Foci identification of spike discharges in the EEGs of sleeping El mice based on the electric field model and wavelet decomposition of multi monopolar derivations

We report on spike discharges in the EEGs of sleeping El mice, which are considered to be homologous to the state seen in human epileptic patients. The discrete wavelet transform (DWT) was used to decompose the EEGs derived from seven electrodes, with the primary spike frequency detected in the 15.6-7.8 Hz detail. The synchronicity of the spikes was evaluated in 98 samples. We succeeded in detecting the foci of the spikes by applying the electric field model, in which the surface potential was expressed as a function of distance between the focus and each electrode based on Gauss' theorem. The foci were obtained in 73 of 91 spikes so evaluated. In 69 of these 73 spikes, the calculated foci occurred within the brain, with none of the foci occurring at identical positions.

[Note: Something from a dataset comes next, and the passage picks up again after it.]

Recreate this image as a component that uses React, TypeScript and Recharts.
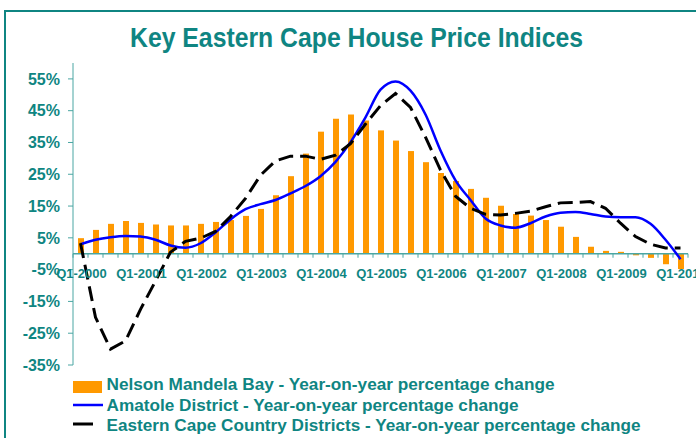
import React from 'react';
import { ComposedChart, Bar, Line, XAxis, YAxis, ReferenceLine, Legend } from 'recharts';

const QUARTERS = [
  'Q1-2000', 'Q2-2000', 'Q3-2000', 'Q4-2000',
  'Q1-2001', 'Q2-2001', 'Q3-2001', 'Q4-2001',
  'Q1-2002', 'Q2-2002', 'Q3-2002', 'Q4-2002',
  'Q1-2003', 'Q2-2003', 'Q3-2003', 'Q4-2003',
  'Q1-2004', 'Q2-2004', 'Q3-2004', 'Q4-2004',
  'Q1-2005', 'Q2-2005', 'Q3-2005', 'Q4-2005',
  'Q1-2006', 'Q2-2006', 'Q3-2006', 'Q4-2006',
  'Q1-2007', 'Q2-2007', 'Q3-2007', 'Q4-2007',
  'Q1-2008', 'Q2-2008', 'Q3-2008', 'Q4-2008',
  'Q1-2009', 'Q2-2009', 'Q3-2009', 'Q4-2009',
  'Q1-2010',
];

const nelsonMandela = [
  4.9, 7.5, 9.4, 10.3,
  9.7, 9.2, 8.9, 8.9,
  9.4, 10.0, 10.6, 11.9,
  14.1, 18.4, 24.4, 31.5,
  38.4, 42.5, 43.8, 41.9,
  38.8, 35.6, 32.3, 28.8,
  25.4, 22.9, 20.4, 17.6,
  15.1, 12.5, 12.0, 10.6,
  8.5, 5.3, 2.2, 0.9,
  0.6, -0.5, -1.3, -3.3,
  -4.8,
];

const amatole = [
  3.0, 4.4, 5.2, 5.6,
  5.4, 4.4, 2.6, 1.9,
  3.3, 6.7, 10.8, 14.0,
  15.6, 16.9, 19.0, 21.3,
  24.4, 28.9, 35.1, 42.9,
  51.6, 54.2, 51.3, 43.8,
  32.5, 23.1, 16.9, 11.1,
  8.9, 8.2, 9.6, 11.7,
  12.9, 13.1, 12.5, 11.7,
  11.5, 11.5, 9.4, 4.4,
  -1.7,
];

const countryDistricts = [
  3.3, -20.0, -30.0, -27.4,
  -17.5, -8.6, 0.5, 3.9,
  4.9, 7.0, 11.7, 17.4,
  24.7, 29.2, 30.7, 30.7,
  29.7, 31.0, 34.6, 40.8,
  46.6, 50.4, 46.0, 36.7,
  26.3, 18.1, 14.3, 12.4,
  12.2, 12.7, 13.4, 14.8,
  16.0, 16.1, 16.4, 14.3,
  9.6, 5.4, 3.0, 1.8,
  1.8,
];

const Y_TICKS = [-35, -25, -15, -5, 5, 15, 25, 35, 45, 55];
const Y_MIN = -35;
const Y_MAX = 60;

const LEGEND_LABELS = [
  'Nelson Mandela Bay - Year-on-year percentage change',
  'Amatole District - Year-on-year percentage change',
  'Eastern Cape Country Districts - Year-on-year percentage change',
];

const data = QUARTERS.map((q, i) => ({
  q,
  nmb: nelsonMandela[i],
  amatole: amatole[i],
  ecc: countryDistricts[i],
}));

const W = 696;
const H = 438;
const M = { top: 63, right: 8, bottom: 53, left: 8 };
const Y_AXIS_W = 65;
const X_AXIS_H = 20;
const PLOT_W = W - M.left - M.right - Y_AXIS_W;
const PLOT_H = H - M.top - M.bottom - X_AXIS_H;
const ZERO_Y = M.top + (Y_MAX / (Y_MAX - Y_MIN)) * PLOT_H;
const BAND = PLOT_W / QUARTERS.length;

const TEAL = '#0f8582';
const AXIS = '#4aa6a3';
const FONT = '"Liberation Sans", Arial, sans-serif';

const XTick = (props: any) => {
  const { x, payload, index } = props;
  const label = String(payload.value);
  const last = index === QUARTERS.length - 1;
  return (
    <g>
      <line x1={x - BAND / 2} x2={x - BAND / 2} y1={ZERO_Y} y2={ZERO_Y + 4} stroke={AXIS} />
      {last && <line x1={x + BAND / 2} x2={x + BAND / 2} y1={ZERO_Y} y2={ZERO_Y + 4} stroke={AXIS} />}
      {label.startsWith('Q1') && (
        <text x={x + 1} y={ZERO_Y + 24} textAnchor="middle" fill={TEAL}
          style={{ fontFamily: FONT, fontSize: 13, fontWeight: 700 }}>
          {label}
        </text>
      )}
    </g>
  );
};

const LegendBox = () => {
  const widths = [448, 412, 534];
  return (
    <svg width={W} height={68}>
      <rect x={73} y={11} width={29} height={12} fill="#FF9900" />
      <line x1={73} x2={103} y1={35} y2={35} stroke="#0000FF" strokeWidth={2.5} />
      <line x1={73} x2={93} y1={54} y2={54} stroke="#000" strokeWidth={3} />
      {LEGEND_LABELS.map((t, i) => (
        <text key={t} x={106.5} y={20 + i * 20.5} fill={TEAL} textLength={widths[i]}
          lengthAdjust="spacingAndGlyphs"
          style={{ fontFamily: FONT, fontSize: 16.5, fontWeight: 700 }}>
          {t}
        </text>
      ))}
    </svg>
  );
};

export default function App() {
  return (
    <div style={{ position: 'absolute', left: 0, top: 0, width: W, height: H, overflow: 'hidden', background: '#fff' }}>
      <div style={{ position: 'absolute', left: 4, top: 10, width: 760, height: 500, border: `2px solid ${TEAL}` }} />
      <div style={{ position: 'absolute', left: 0, top: 0 }}>
        <ComposedChart width={W} height={H} data={data} margin={M}>
          <XAxis dataKey="q" interval={0} axisLine={false} tickLine={false} height={X_AXIS_H} tick={<XTick />} />
          <YAxis
            domain={[Y_MIN, Y_MAX]}
            ticks={Y_TICKS}
            width={Y_AXIS_W}
            tickFormatter={(v: number) => `${v}%`}
            axisLine={{ stroke: AXIS }}
            tickLine={{ stroke: AXIS }}
            tickSize={5}
            tickMargin={8}
            tick={{ fill: TEAL, fontSize: 16, fontWeight: 700, fontFamily: FONT }}
          />
          <ReferenceLine y={0} stroke={AXIS} strokeWidth={1.5} />
          <Bar dataKey="nmb" fill="#FF9900" barSize={6} isAnimationActive={false} />
          <Line type="monotone" dataKey="amatole" stroke="#0000FF" strokeWidth={2.5} dot={false} isAnimationActive={false} />
          <Line type="linear" dataKey="ecc" stroke="#000" strokeWidth={3} strokeDasharray="15 7" dot={false} isAnimationActive={false} />
          <Legend layout="vertical" align="center" verticalAlign="middle"
            wrapperStyle={{ left: 0, top: 370, width: W, height: 68 }}
            content={() => <LegendBox />} />
        </ComposedChart>
      </div>
      <svg style={{ position: 'absolute', left: 0, top: 0 }} width={W} height={60}>
        <text x={130} y={46.5} fill={TEAL} textLength={453} lengthAdjust="spacingAndGlyphs"
          style={{ fontFamily: FONT, fontSize: 27, fontWeight: 700 }}>
          Key Eastern Cape House Price Indices
        </text>
      </svg>
    </div>
  );
}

The distribution occurred in relatively deeper brain regions, suggesting involvement of the paleocortex rather than the hippocampal system. The present study provides reasonable grounds for an explanation of the EEG using the electric field model supported by efficient foci detection of the spikes in a one-to-one correspondence. This paradigm will be applicable to all animal species including humans and will be helpful in the detection of the epileptic focus and in obtaining an insight into the mechanisms of spike genesis.